私の取材に対しても、同様の話をしている。
「(ソーシャルレンディングは)ゼロになることもある商品です、と掲示しています。言ってもしょうがないので黙っていますが、投資家には300億円ほどの迷惑をかけた。補填するのは僕の自由じゃないですか。不動産屋や貨金業でちまちましているだけでは、スピードが遅いです。そこに竹森と会って、『こいつはなかなかすごいな』と、いったれと。(セネに投資した)動機はそこにあるわけです」
これらの発言からは、自分が産み育ててきたソーシャルレンディングで300億円という損失を与えてしまった投資家へ、なんとしても補填したいという瀧本氏の執念のようなものが感じられる。
「’21年5月に一気にいろんなことが集中していました。ゴールデンウィーク明け頃には、出先から会社に戻ってきて『今日も死ねなかった』と言っていたこともあったそうです。5月の終わり頃には、睡眠導入剤がないと寝られない状態とも聞きました。その頃の姿を知っている人たちは、『自殺というより自決だと思う』と言っています」(長年親交のあった知人)
「ファイナンス村」という目標を見つけ、ソーシャルレンディングというビジネスモデルで、一時期ながら「金融業界の革命児」とも称される地位を確立した瀧本氏。投資家に与えた損失をそのままにしておくことは、彼にとって許せないことだったのは間違いない。セネ社の治験が虚構だとわかった時、瀧本氏は覚悟を決めて「自決」を選んだのかもしれないが、その反面、最後となってしまった酒席で、彼が言った一言が今も忘れられない。
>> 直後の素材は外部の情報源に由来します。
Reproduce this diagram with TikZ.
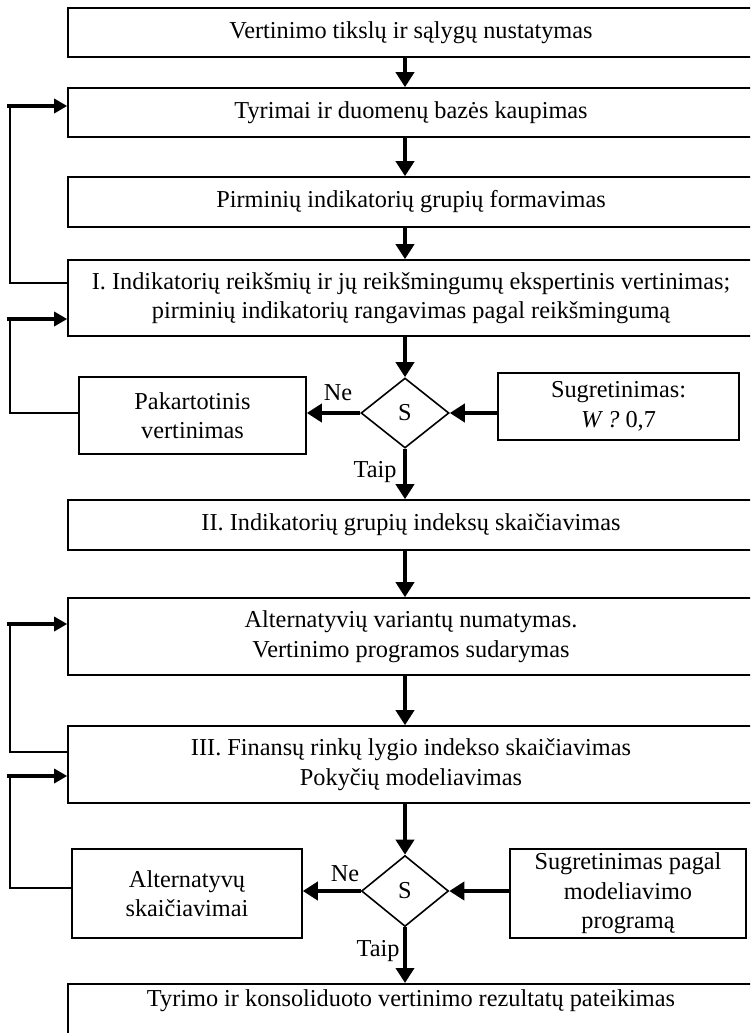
\documentclass[tikz,border=0pt]{standalone}
\usepackage{fontspec}
\setmainfont{Liberation Serif}
\usetikzlibrary{arrows.meta,shapes.geometric}
\begin{document}
\begin{tikzpicture}[x=1pt,y=-1pt,
  txt/.style={font=\fontsize{24.3}{29.5}\selectfont},
  box/.style={draw, line width=1.6pt, align=center, inner sep=0pt, txt},
  big/.style={box, minimum width=686pt},
  dia/.style={draw, diamond, line width=1.6pt, inner sep=0pt, txt},
  arr/.style={line width=4pt, -{Triangle[width=18pt,length=15pt]}},
  arrL/.style={line width=4pt, -{Triangle[width=14pt,length=13pt]}},
  loopline/.style={line width=1.5pt},
  lbl/.style={inner sep=0pt, txt}]
\useasboundingbox (0,0) rectangle (750,1033);
\clip (0,0) rectangle (750,1033);
\fill[white] (0,0) rectangle (750,1033);
\coordinate (cx) at (405,0);
% main boxes
\node[big, minimum height=49pt] (b1) at (411,32.5) {Vertinimo tikslų ir sąlygų nustatymas};
\node[big, minimum height=49pt] (b2) at (411,112.5) {Tyrimai ir duomenų bazės kaupimas};
\node[big, minimum height=50pt] (b3) at (411,202) {Pirminių indikatorių grupių formavimas};
\node[big, minimum height=76pt] (b4) at (411,298) {I. Indikatorių reikšmių ir jų reikšmingumų ekspertinis vertinimas;\\ pirminių indikatorių rangavimas pagal reikšmingumą};
\node[big, minimum height=50pt] (b5) at (411,525) {II. Indikatorių grupių indeksų skaičiavimas};
\node[big, minimum height=77pt] (b6) at (411,636.5) {Alternatyvių variantų numatymas.\\ Vertinimo programos sudarymas};
\node[big, minimum height=77pt] (b7) at (411,764.5) {III. Finansų rinkų lygio indekso skaičiavimas\\ Pokyčių modeliavimas};
\node[big, minimum height=80pt, anchor=north] (b8) at (411,983) {};
\node[lbl] (b8t) at (411,1001) {Tyrimo ir konsoliduoto vertinimo rezultatų pateikimas};
% decision 1
\node[dia, minimum width=88pt, minimum height=70pt] (d1) at (405,413) {S};
\node[box, minimum width=227pt, minimum height=77pt] (pak) at (192.5,415.5) {Pakartotinis\\ vertinimas};
\node[box, minimum width=241pt, minimum height=67pt] (sug) at (618.5,406.5) {Sugretinimas:\\ {\itshape W ?} 0,7};
% decision 2
\node[dia, minimum width=87pt, minimum height=71pt] (d2) at (405,891) {S};
\node[box, minimum width=230pt, minimum height=89pt] (alt) at (187,893.5) {Alternatyvų\\ skaičiavimai};
\node[box, minimum width=236pt, minimum height=89pt] (sug2) at (628,893.5) {Sugretinimas pagal\\ modeliavimo\\ programą};
% labels
\node[lbl] (ne1) at (338,393) {Ne};
\node[lbl] (taip1) at (375,472) {Taip};
\node[lbl] (ne2) at (345,874) {Ne};
\node[lbl] (taip2) at (378,951) {Taip};
% main flow
\draw[arr] (b1.south -| cx) -- (b2.north -| cx);
\draw[arr] (b2.south -| cx) -- (b3.north -| cx);
\draw[arr] (b3.south -| cx) -- (b4.north -| cx);
\draw[arr] (b4.south -| cx) -- (d1.north);
\draw[arr] (d1.south) -- (b5.north -| cx);
\draw[arr] (d1.west) -- (d1.west -| pak.east);
\draw[arr] (sug.west |- d1.east) -- (d1.east);
\draw[arr] (b5.south -| cx) -- (b6.north -| cx);
\draw[arr] (b6.south -| cx) -- (b7.north -| cx);
\draw[arr] (b7.south -| cx) -- (d2.north);
\draw[arr] (d2.south) -- (b8.north -| cx);
\draw[arr] (d2.west) -- (d2.west -| alt.east);
\draw[arr] (sug2.west |- d2.east) -- (d2.east);
% feedback loops
\coordinate (a1) at (7,106);
\coordinate (c1) at (10,283);
\draw[loopline] (b4.west |- c1) -- (c1) -- (c1 |- a1);
\draw[arrL] (a1) -- (a1 -| b2.west);
\coordinate (a2) at (7,319);
\coordinate (c2) at (10,413);
\draw[loopline] (pak.west |- c2) -- (c2) -- (c2 |- a2);
\draw[arrL] (a2) -- (a2 -| b4.west);
\coordinate (a3) at (7,624);
\coordinate (c3) at (10,752);
\draw[loopline] (b7.west |- c3) -- (c3) -- (c3 |- a3);
\draw[arrL] (a3) -- (a3 -| b6.west);
\coordinate (a4) at (7,776);
\coordinate (c4) at (10,888);
\draw[loopline] (alt.west |- c4) -- (c4) -- (c4 |- a4);
\draw[arrL] (a4) -- (a4 -| b7.west);
\end{tikzpicture}
\end{document}
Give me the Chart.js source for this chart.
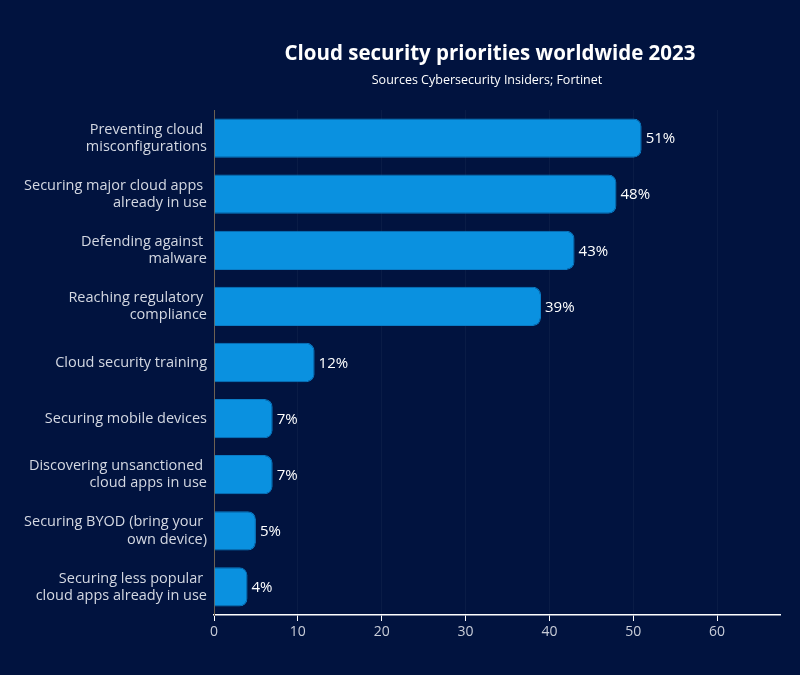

「僕は、人と会うときは常に録音しています。今もそうです」
慎重さゆえの言葉だったのだろうが、人によっては、その一言が「心の虎の尾」を踏む結果になってしまっていてもおかしくない。本当に「事件性」はなかったのだろうか。取材で、酒席で、自信に満ちて自らの信念を語る瀧本氏の顔を思い起こすたび、その思いは今も消えない。